Print output implicitly for one line evals
Link to discussion
Should the eval command !e with an inline codeblock or no codeblock at all be ran and the output printed by default? (This is similar to how the Python REPL functions:
python
Python 3.10.1 (tags/v3.10.1:2cd268a, Dec 6 2021, 19:10:37) [MSC v.1929 64 bit (AMD64)] on win32
Type "help", "copyright", "credits" or "license" for more information.
>>> "Hello, world"
'Hello, world'
>>>
Similarly,
!e "Hello, world!"
'Hello, world!'
After discussing this further with @ionite34, I'm rejecting this idea in favour of #2369. While this seemed good on paper, the trickiness of the implementation details makes this a bad idea:
- If the one-liner already has print() then !eval will output None ... and then the rest of the output which would be confusing (we could check for whether print is already present, but that'd be fragile)
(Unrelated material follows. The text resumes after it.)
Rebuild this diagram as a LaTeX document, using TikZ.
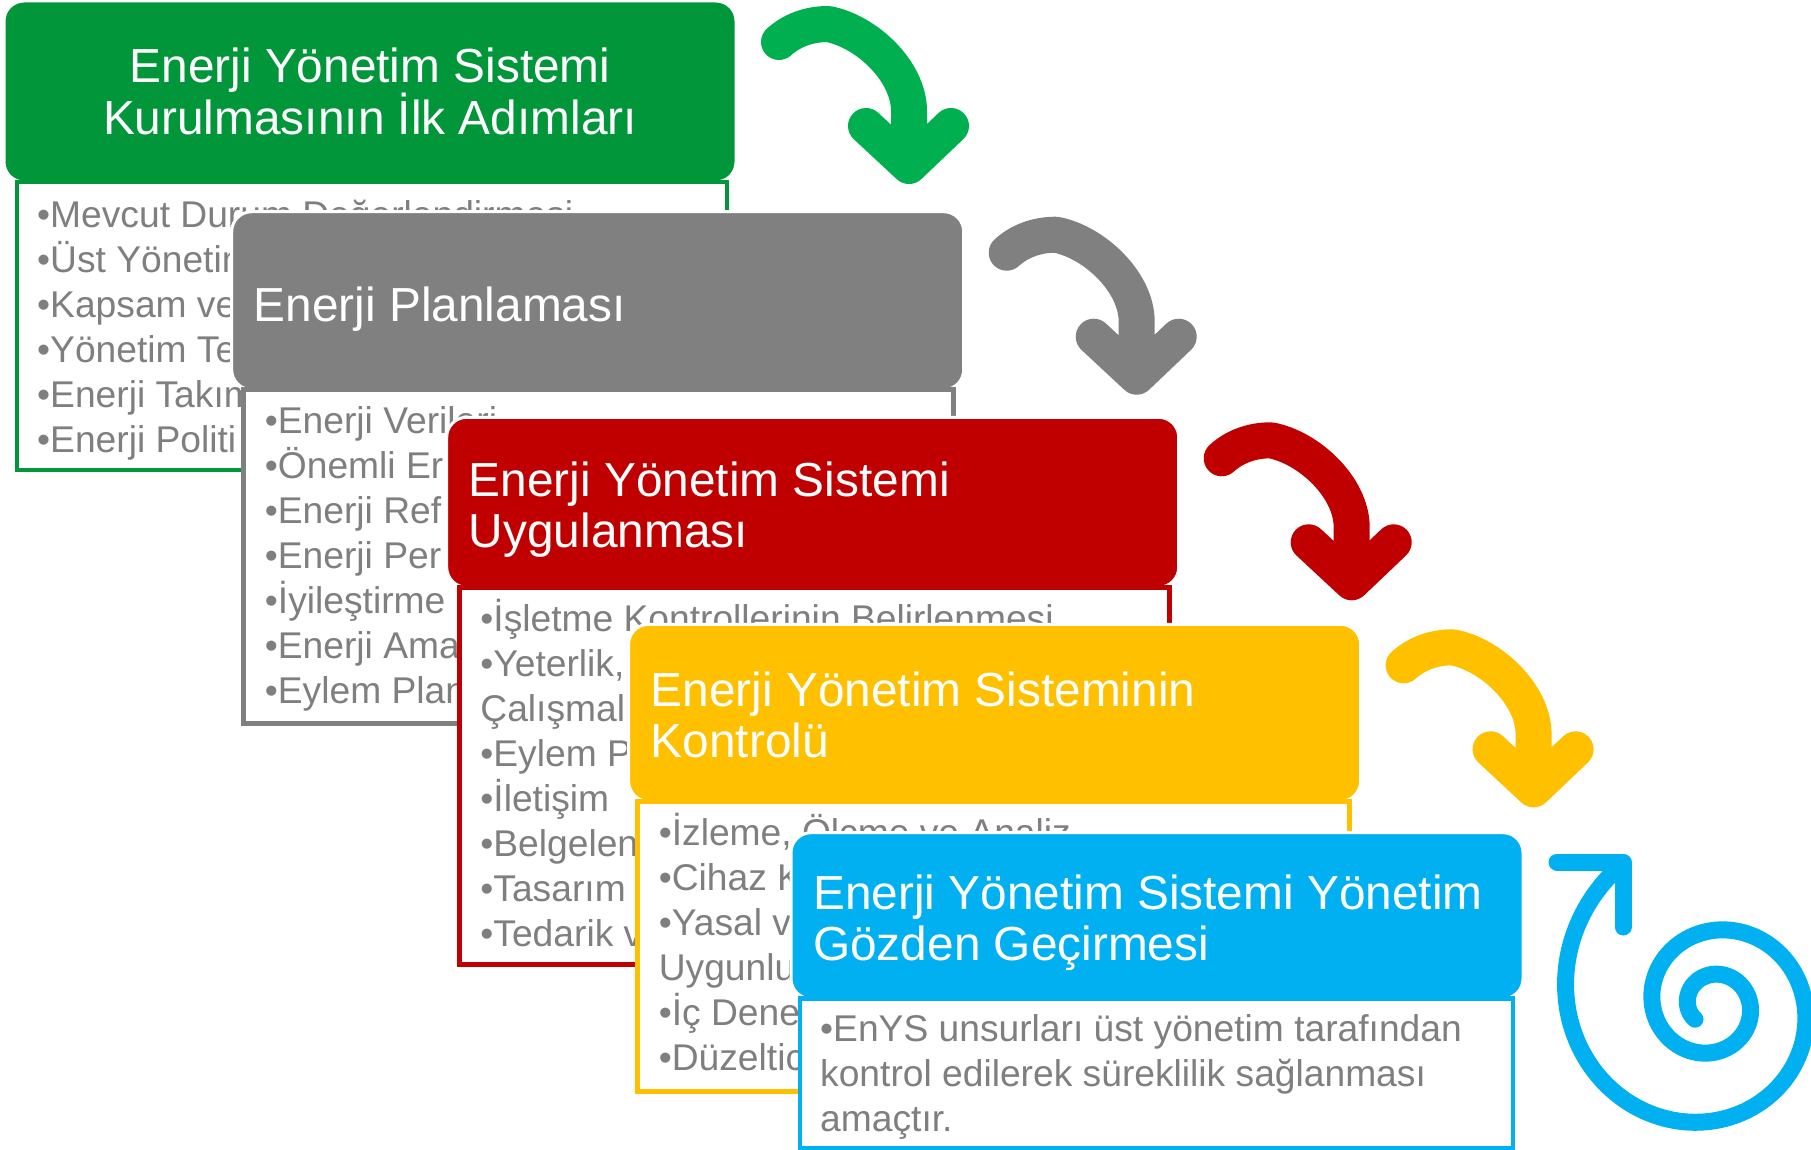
\documentclass[tikz,border=0pt]{standalone}
\usepackage{fontspec}
\setmainfont{Liberation Sans}
\usetikzlibrary{calc}
\definecolor{hgreen}{RGB}{0,150,57}
\definecolor{agreen}{RGB}{0,176,80}
\definecolor{hgray}{RGB}{128,128,128}
\definecolor{hred}{RGB}{192,0,0}
\definecolor{hyellow}{RGB}{255,192,0}
\definecolor{hblue}{RGB}{0,176,240}
\definecolor{itemgray}{RGB}{127,127,127}
\def\turnarrow[#1](#2){\draw[#1, line width=36, line cap=round, line join=round, shift={(#2)}] (43,41) .. controls (55,30) and (72,23) .. (92,23) .. controls (130,30) and (173,70) .. (173,110) -- (173,160) (130,125) -- (173,165) -- (215,125);}

\begin{document}
\begin{tikzpicture}[x=1pt, y=-1pt,
	head/.style={fill=#1, draw=white, line width=3, rounded corners=20, minimum width=732, inner sep=0, outer sep=0, anchor=north west},
	body/.style={draw=#1, fill=white, line width=4.5},
	title/.style={text=white, font=\fontsize{47.8}{51}\selectfont, inner sep=0, align=left, anchor=base west},
	items/.style={text=itemgray, font=\fontsize{37.2}{45}\selectfont, inner sep=0, align=left, anchor=base west}]
		%%%%% START %%%%%
		\useasboundingbox (0,0) rectangle (1811,1150);
		
		% first step
		\node[head=hgreen, minimum height=181] (h1) at (4,1) {};
		\node[title, align=center, anchor=base] (t1) at ([yshift=-43]h1.center) {Enerji Yönetim Sistemi\\Kurulmasının İlk Adımları};
		\draw[body=hgreen] ([xshift=13]h1.south west) rectangle ([xshift=-9, yshift=-288]h1.south east);
		\node[items] (i1) at ([xshift=33, yshift=-270]h1.south west) {•Mevcut Durum Değerlendirmesi\\•Üst Yönetim\\•Kapsam ve\\•Yönetim Te\\•Enerji Takım\\•Enerji Politi};
		\turnarrow[agreen](h1.north east);
		
		% planning
		\node[head=hgray, minimum height=178] (h2) at (231.7,211.7) {};
		\node[title] (t2) at ([xshift=22, yshift=-21]h2.west) {Enerji Planlaması};
		\draw[body=hgray] ([xshift=12]h2.south west) rectangle ([xshift=-10, yshift=-334]h2.south east);
		\node[items] (i2) at ([xshift=33, yshift=-314]h2.south west) {•Enerji Verileri\\•Önemli Er\\•Enerji Ref\\•Enerji Per\\•İyileştirme\\•Enerji Ama\\•Eylem Plan};
		\turnarrow[hgray](h2.north east);
		
		% implementation
		\node[head=hred, minimum height=170] (h3) at (446.7,417.3) {};
		\node[title] (t3) at ([xshift=22, yshift=-45]h3.west) {Enerji Yönetim Sistemi\\Uygulanması};
		\draw[body=hred] ([xshift=13]h3.south west) rectangle ([xshift=-9, yshift=-377]h3.south east);
		\node[items] (i3) at ([xshift=33.5, yshift=-359]h3.south west) {•İşletme Kontrollerinin Belirlenmesi\\•Yeterlik,\\Çalışmal\\•Eylem P\\•İletişim\\•Belgelen\\•Tasarım\\•Tedarik v};
		\turnarrow[hred](h3.north east);
		
		% checking
		\node[head=hyellow, minimum height=177] (h4) at (628.6,624.3) {};
		\node[title] (t4) at ([xshift=22, yshift=-45]h4.west) {Enerji Yönetim Sisteminin\\Kontrolü};
		\draw[body=hyellow] ([xshift=9]h4.south west) rectangle ([xshift=-11, yshift=-290]h4.south east);
		\node[items] (i4) at ([xshift=30, yshift=-269]h4.south west) {•İzleme, Ölçme ve Analiz\\•Cihaz K\\•Yasal v\\Uygunlu\\•İç Dene\\•Düzeltic};
		\turnarrow[hyellow](h4.north east);
		
		% review
		\node[head=hblue, minimum height=166] (h5) at (791,832.7) {};
		\node[title] (t5) at ([xshift=22, yshift=-45]h5.west) {Enerji Yönetim Sistemi Yönetim\\Gözden Geçirmesi};
		\draw[body=hblue] ([xshift=9]h5.south west) rectangle ([xshift=-10, yshift=-150]h5.south east);
		\node[items] (i5) at ([xshift=29, yshift=-133]h5.south west) {•EnYS unsurları üst yönetim tarafından\\kontrol edilerek süreklilik sağlanması\\amaçtır.};
		
		% spiral
		\draw[hblue, line width=17, line cap=round, line join=round] (1557,862) -- (1623,862) -- (1623,927);
		\draw[hblue, line width=17, line cap=round] plot[domain=237:-580, samples=180, smooth, variable=\t] ({1712+145*exp(0.002479*(\t-180))*cos(\t)}, {1005+145*exp(0.002479*(\t-180))*sin(\t)});
		
		%%%%% END %%%%%
\end{tikzpicture}
\end{document}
- Statements would break (we could catch SyntaxError and try again without the implicit print call being wrapped, but that's messy)
- Semicolons have no chance of working
And interacting with the Python REPL programmatically is apparently hard to do so that can't be done either which leaves us without any good options. Sorry for wasting everyone's time :(
With #2369 as-is, you'd do !e -i <one-liner> and it would show the eval result (just like IPython).